В последнем случае мы имеем в виду и факт глубокого овладения русским мыслителем важнейшими достижениями, духом и буквой, самим способом мышления, характерными для европейской культурной традиции, и его непосредственный заграничный опыт, и его, в конечном счете, западническую мировоззренческую ориентацию.

Справедливо считается, что «проблема России, т. е. характеристика ее настоящего, осознание истории и уяснение будущего, была для Чаадаева главной темой. Можно даже сказать, что все другие проблемы — из области философии истории, гносеологии, онтологии,
истории философии — он рассматривал в связи с этой главной темой» [57, 15]. Но необходимо отметить и другое: ключ к мировоззрению Чаадаева, к его решению названных философских проблем и в том числе — к постановке и философско-историческому освещению «проблемы России» — в его специфической социально-религиозной позиции, согласно которой «в мире христианском все должно непременно способствовать установлению совершенного строя на земле, да и ведет к этому на самом деле» [57, 332]. «Философические письма» пронизаны
насквозь этим убеждением, образующим их основу.

Мысль Чаадаева о России разворачивается в «Философических письмах» сразу как бы в трех основных плоскостях: 1) Россия и Запад; 2) Россия и Запад — Восток; 3) Россия и культурно-исторический (духовный) мир человечества как целое. С другой стороны, жанр сочинения, сознательно избранный Чаадаевым (переписка), позволяет ему не просто излагать свои мысли (в более или менее систематической форме), но и вести диалог, пропаганду, проповедь.
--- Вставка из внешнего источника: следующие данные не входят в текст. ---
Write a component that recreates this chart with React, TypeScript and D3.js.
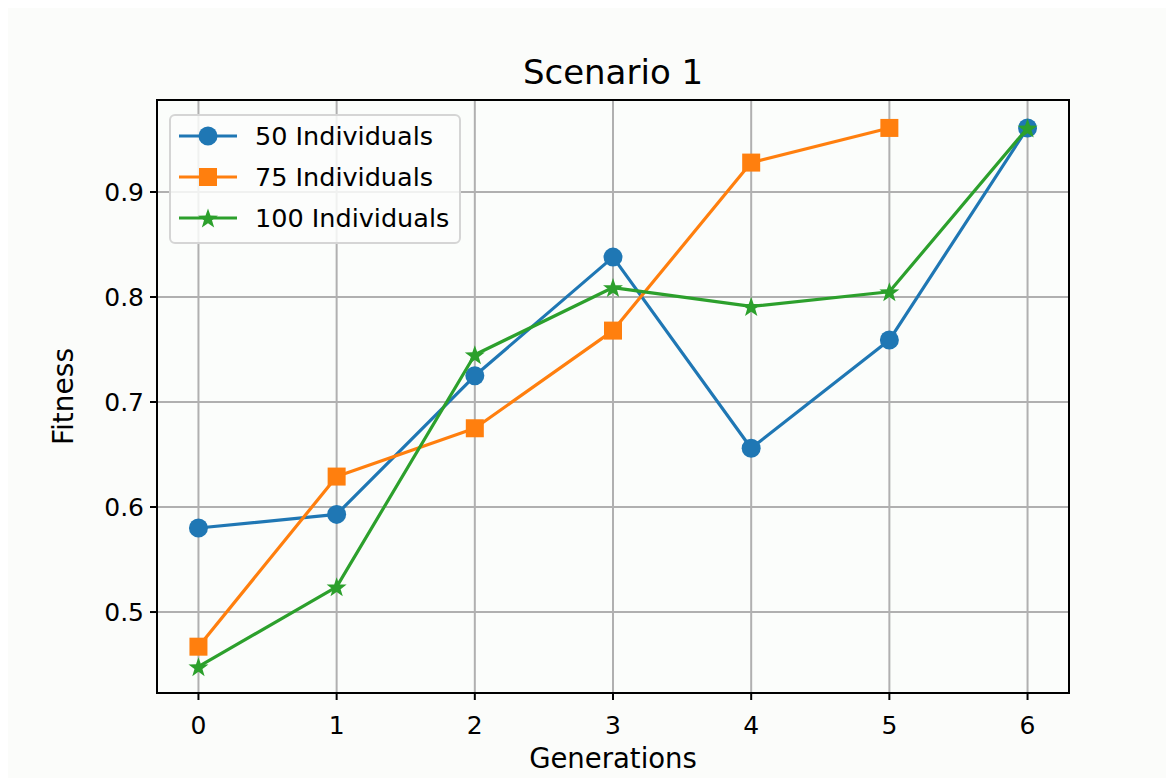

Причем, масштаб идей и наставлений у Чаадаева столь значителен, что реальный адресат — по мере чтения писем, обращенных к нему,— возвышается до символического образа будущей юной России (в лице всякого молодого человека, стремящегося лично
услышать и принять в себя новое слово).

Тема «Россия и Запад» возникает уже на первых страницах первого «Философического письма». Сначала—в контексте неизбежного противостояния личности, «смело» отдающейся «волнениям», вызываемым «мыслями о религии» (согласно Чаадаеву «из этого чистого источника могут вытекать только чистые чувства»), и «того печального положения вещей, которому подчинены у нас все сердца и все умы», «начиная с самых высот общества и кончая рабом, существующим лишь для утехи своего владыки» [57, 320]. Затем образ этой «лишней» для русской действительности религиозной личности трансформируется в представление о христианском характере той основы, на которой базируется западная (европейская) цивилизация.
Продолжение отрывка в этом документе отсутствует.